Q: Have you ever stopped abruptly
and taken up a different project and never gone back to the old one?
-from Susan
We’re
talking about the craft of writing, so I’ll leave out the partially painted
closet and my effort at needlepoint.
I can’t
say “abruptly,” but I did give up on the very first attempt I made to write a
crime fiction novel, long before I got serious and quit my day job to work hard
at writing mysteries. Long before computers, in fact, which is why I threw up
my hands. I’m a terrible typist and I like to see the writing on the screen or on
paper as I go. No handwriting. In those ancient days of the Selectric
typewriter, a typo or a poor word choice, or the need to move three lines of
dialogue to a different position in the story meant re-typing the page or
pages. This, to me, was a sisyphean nightmare, and after a few weeks of
laborious effort, I found I was willing to overlook typos, poor word choices,
and awkward dialogue. The story I was putting on paper, at 120 pages, was not
the story I wanted to tell.
But…I
didn’t throw out the manuscript and it sits, neglected certainly, in a file
cabinet somewhere. Maybe some day I’ll find it and dare to look at it again,
although I think its day has passed. It had two pretty good ideas, both now
mainstream although they weren’t so much then: cyber crime, and a Latina woman
in a police department where she wasn’t exactly welcome. Cyber crime is of an
exponential magnitude of added sophistication now, and I’d have to find a
contemporary Latina detective to find out what’s changed – and I hope that
would be on an order of magnitude also – since the early 1980s.

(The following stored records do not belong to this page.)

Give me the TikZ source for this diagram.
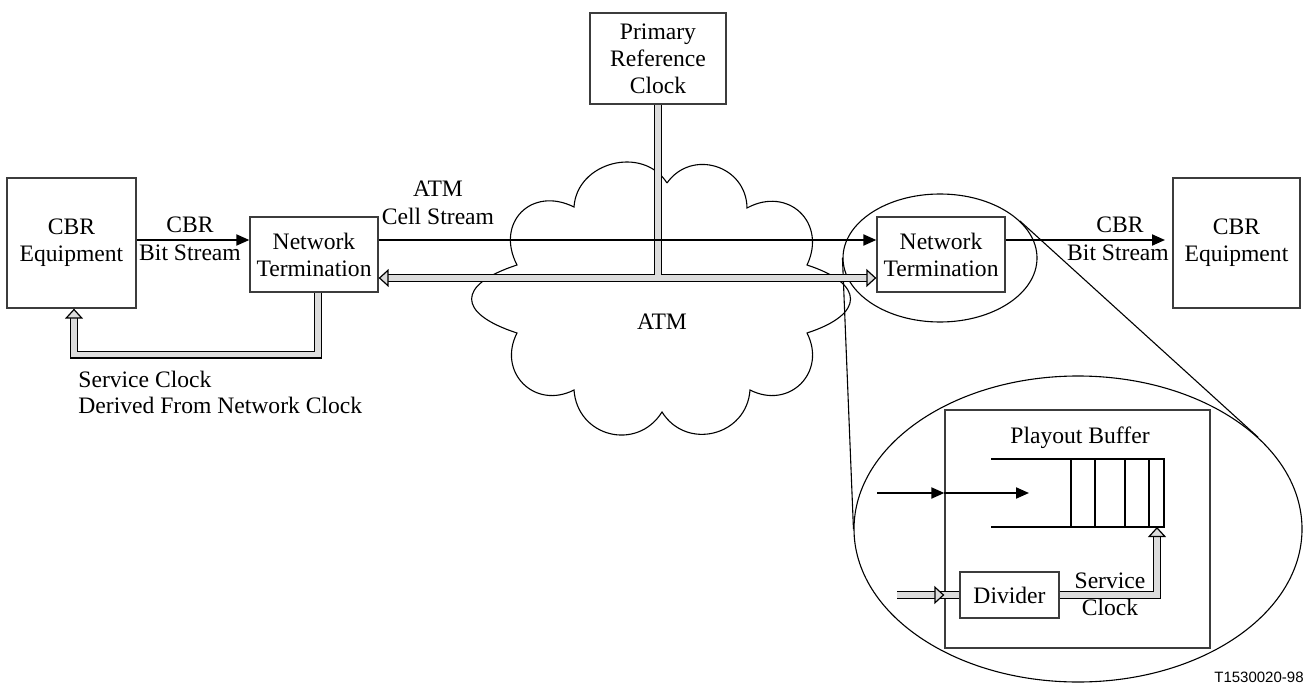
\documentclass[tikz,border=0pt]{standalone}
\usepackage{fontspec}
\setmainfont{Liberation Serif}
\newfontfamily\tagfont{Liberation Sans}
\usetikzlibrary{arrows.meta,shapes.geometric}
\definecolor{rail}{HTML}{DCDCDC}
\definecolor{edge}{HTML}{3C3C3C}
\tikzset{
  fullhead/.tip={Triangle[length=6.5pt,width=5.5pt]},
  openhead/.tip={Triangle[open,fill=rail,length=5pt,width=9pt]},
  box/.style={draw=edge, line width=0.65pt, align=center, inner sep=0pt,
              font=\fontsize{11.8}{13.5}\selectfont},
  lbl/.style={font=\fontsize{11.8}{13.5}\selectfont, inner sep=0pt, anchor=base},
  flow/.style={-fullhead, line width=1pt},
  clk/.style={line width=0.6pt, double=rail, double distance=2.8pt},
  rim/.style={line width=0.55pt},
  puff/.style={bend left=72, looseness=#1},
}
\begin{document}
\begin{tikzpicture}[x=0.5pt, y=-0.5pt]
  \useasboundingbox (0,0) rectangle (1305,684);
  \draw[rim] (667,183) to[puff=1.3] (747,208) to[puff=1.45] (807,265) to[puff=2.3] (807,333)
     to[puff=1.4] (750,390) to[puff=1.3] (662,412) to[puff=1.33] (574,390) to[puff=1.4] (517,333)
     to[puff=2.4] (517,265) to[puff=1.5] (574,207) to[puff=1.2] (667,183);
  \node[box, minimum width=64.5pt, minimum height=65pt] (cbrL) at (71.5,243) {CBR\\Equipment};
  \node[box, minimum width=64pt, minimum height=37.5pt] (ntL) at (314,254.5) {Network\\Termination};
  \node[box, minimum width=68pt, minimum height=45.5pt] (prc) at (658,58.5) {Primary\\Reference\\Clock};
  \node[box, minimum width=64pt, minimum height=37.5pt] (ntR) at (941,254.5) {Network\\Termination};
  \node[box, minimum width=63.5pt, minimum height=65pt] (cbrR) at (1236.5,243) {CBR\\Equipment};
  \node[ellipse, draw, rim, inner sep=0pt, minimum width=97pt, minimum height=64pt] (zoomA) at (940,258) {};
  \node[ellipse, draw, rim, inner sep=0pt, minimum width=224pt, minimum height=153pt] (zoomB) at (1078,529) {};
  \draw[rim] (zoomA.west) -- (zoomB.west);
  \draw[rim] (zoomA.25.6) -- (zoomB.27.2);
  \node[box, minimum width=132.5pt, minimum height=119pt] (pbox) at (1077.5,529) {};
  \node[box, minimum width=49.5pt, minimum height=23pt] (divider) at (1009.5,595) {Divider};

  \coordinate (lvA) at (0,240);
  \coordinate (lvB) at (0,278);
  \coordinate (endR) at (1165,240);
  \coordinate (loopC) at (74,354.5);
  \draw[clk, shorten <=0.4pt] (prc.south) -- (prc.south |- lvB);
  \draw[clk, openhead-openhead] (ntL.east |- lvB) -- (ntR.west |- lvB);
  \draw[rail, line width=2.8pt] ([yshift=-1pt]prc.south) -- (prc.south |- lvB);
  \draw[clk, -openhead] ([xshift=2pt]ntL.south) |- (loopC) -- (loopC |- cbrL.south);
  \draw[flow] (cbrL.east |- lvA) -- (ntL.west |- lvA);
  \draw[flow] (ntL.east |- lvA) -- (ntR.west |- lvA);
  \draw[flow] (ntR.east |- lvA) -- (endR);

  \node[lbl] (bsL1) at (190,233) {CBR};
  \node[lbl] (bsL2) at (190,260) {Bit Stream};
  \node[lbl] (cs1) at (438,197) {ATM};
  \node[lbl] (cs2) at (438,225) {Cell Stream};
  \node[lbl] (bsR1) at (1120,233) {CBR};
  \node[lbl] (bsR2) at (1118,260) {Bit Stream};
  \node[lbl, anchor=base west] (sc1) at (78,387) {Service Clock};
  \node[lbl, anchor=base west] (sc2) at (78,413) {Derived From Network Clock};
  \node[lbl] (atm) at (662,329) {ATM};

  \node[lbl] (pbuf) at (1080,443) {Playout Buffer};
  \draw[rim] (991,459) -- (1164,459) -- (1164,527) -- (991,527);
  \foreach \x in {1071,1095,1125,1149}
    \draw[rim] (\x,459) -- (\x,527);
  \coordinate (inA) at (877,493);
  \coordinate (inB) at (1029,493);
  \draw[flow] (inA) -- (pbox.west |- inA);
  \draw[flow] (pbox.west |- inA) -- (inB);
  \coordinate (dvA) at (897,595);
  \coordinate (bufIn) at (1157,527);
  \draw[clk] (dvA) -- (divider.west);
  \draw[clk, -openhead] (dvA) -- (pbox.west |- dvA);
  \draw[clk, -openhead] (divider.east) -| (bufIn);
  \node[lbl] (svc1) at (1110,588) {Service};
  \node[lbl] (svc2) at (1110,615) {Clock};
  \node[font=\tagfont\fontsize{7.5}{9}\selectfont, anchor=base east, inner sep=0pt] (figno) at (1304,682) {T1530020-98};
\end{tikzpicture}
\end{document}
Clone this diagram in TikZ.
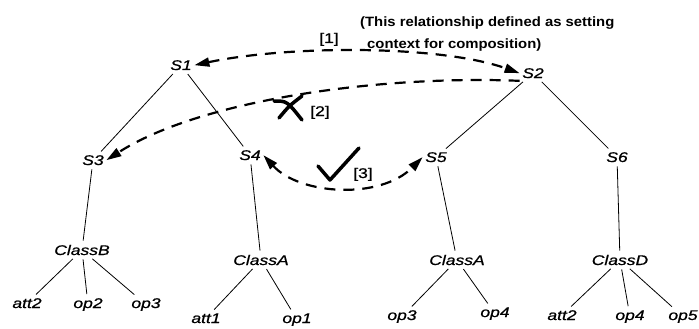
\documentclass[tikz,border=0pt]{standalone}
\usepackage{fontspec}
\newfontfamily\labfont[FakeStretch=1.25,FakeBold=0.8]{Liberation Sans}
\newfontfamily\notefont[FakeStretch=1.1]{Liberation Sans Bold}
\usetikzlibrary{arrows.meta}
\tikzset{rtip/.tip={Triangle[length=15pt,width=9pt]}}
\begin{document}
\begin{tikzpicture}[x=1pt,y=-1pt,
  lab/.style={font=\labfont\itshape\fontsize{14}{14}\selectfont, inner sep=2.5pt, anchor=base},
  num/.style={font=\labfont\fontsize{14}{14}\selectfont, inner sep=1pt, anchor=base},
  note/.style={font=\notefont\fontsize{13.5}{14}\selectfont, inner sep=0pt, anchor=base west},
  edge/.style={line width=0.8pt, shorten <=1.5pt, shorten >=1.5pt},
  rel/.style={line width=2.2pt, dash pattern=on 11pt off 8pt},
  brush/.style={line width=3.5pt, line cap=round, line join=round}]
\useasboundingbox (0,0) rectangle (699,329);
% level 1
\node[lab] (s1) at (181,70) {S1};
\node[lab] (s2) at (533,78) {S2};
% level 2
\node[lab] (s3) at (93,165) {S3};
\node[lab] (s4) at (250,160) {S4};
\node[lab] (s5) at (436,162) {S5};
\node[lab] (s6) at (617,162) {S6};
% classes
\node[lab] (cb) at (82,255) {ClassB};
\node[lab] (ca1) at (261,265) {ClassA};
\node[lab] (ca2) at (457,265) {ClassA};
\node[lab] (cd) at (620,265) {ClassD};
% leaves
\node[lab] (b1) at (27,308) {att2};
\node[lab] (b2) at (88,308) {op2};
\node[lab] (b3) at (146,308) {op3};
\node[lab] (a1) at (206,323) {att1};
\node[lab] (a2) at (297,323) {op1};
\node[lab] (c1) at (402,320) {op3};
\node[lab] (c2) at (495,317) {op4};
\node[lab] (d1) at (562,320) {att2};
\node[lab] (d2) at (630,320) {op4};
\node[lab] (d3) at (683,320) {op5};
% tree edges
\draw[edge] (s1) -- (s3);
\draw[edge] (s1) -- (s4);
\draw[edge] (s2) -- (s5);
\draw[edge] (s2) -- (s6);
\draw[edge] (s3) -- (cb);
\draw[edge] (s4) -- (ca1);
\draw[edge] (s5) -- (ca2);
\draw[edge] (s6) -- (cd);
\draw[edge] (cb) -- (b1);
\draw[edge] (cb) -- (b2);
\draw[edge] (cb) -- (b3);
\draw[edge] (ca1) -- (a1);
\draw[edge] (ca1) -- (a2);
\draw[edge] (ca2) -- (c1);
\draw[edge] (ca2) -- (c2);
\draw[edge] (cd) -- (d1);
\draw[edge] (cd) -- (d2);
\draw[edge] (cd) -- (d3);
% relationships
\draw[rel, rtip-rtip] (s1.east) .. controls (290,45) and (440,45) .. (s2.west);
\draw[rel, -rtip] (s2.south west) .. controls (380,75) and (200,100) .. (s3.east);
\draw[rel, rtip-rtip] (s4.east) .. controls (300,195) and (380,200) .. (s5.west);
% labels
\node[num] (l1) at (329,43) {[1]};
\node[num] (l2) at (320,116) {[2]};
\node[num] (l3) at (363,178) {[3]};
\node[note] (n1) at (360,27) {(This relationship defined as setting};
\node[note] (n2) at (367,49) {context for composition)};
% cross mark
\draw[brush] (274,101) .. controls (287,101) .. (302,120);
\draw[brush] (279,118) .. controls (289,106) .. (302,96);
% check mark
\draw[brush] (318,166) -- (330,180) -- (359,148);
\end{tikzpicture}
\end{document}
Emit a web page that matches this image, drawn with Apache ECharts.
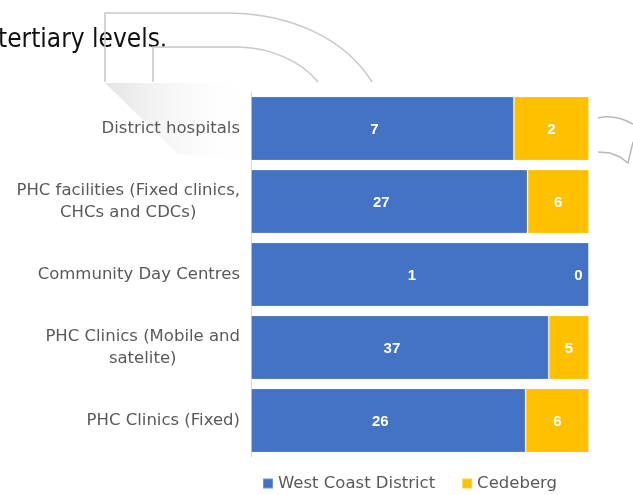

The chances of finishing the closet walls are a lot greater
than getting back into the old manuscript. Besides, I’m too busy with what is
working for me now. Love & Death in Burgundy launches at Malice Domestic and
the couple months after that are shaping up to be fun!
2 comments:
I used to love the sound of the clacking typewriter, but I'm with you on all the retyping turning into a nightmare. My typed pages often ended up looking like ransom notes, and those chapters would be three times thicker due to all the taped on bits of paper. Oh, and then there was all that Wite-Out.
Perhaps some of the DNA in that Selectric-composed beginning lies in your subsequent finished works. I know they lie in your worldview. <3 Great post, Susan!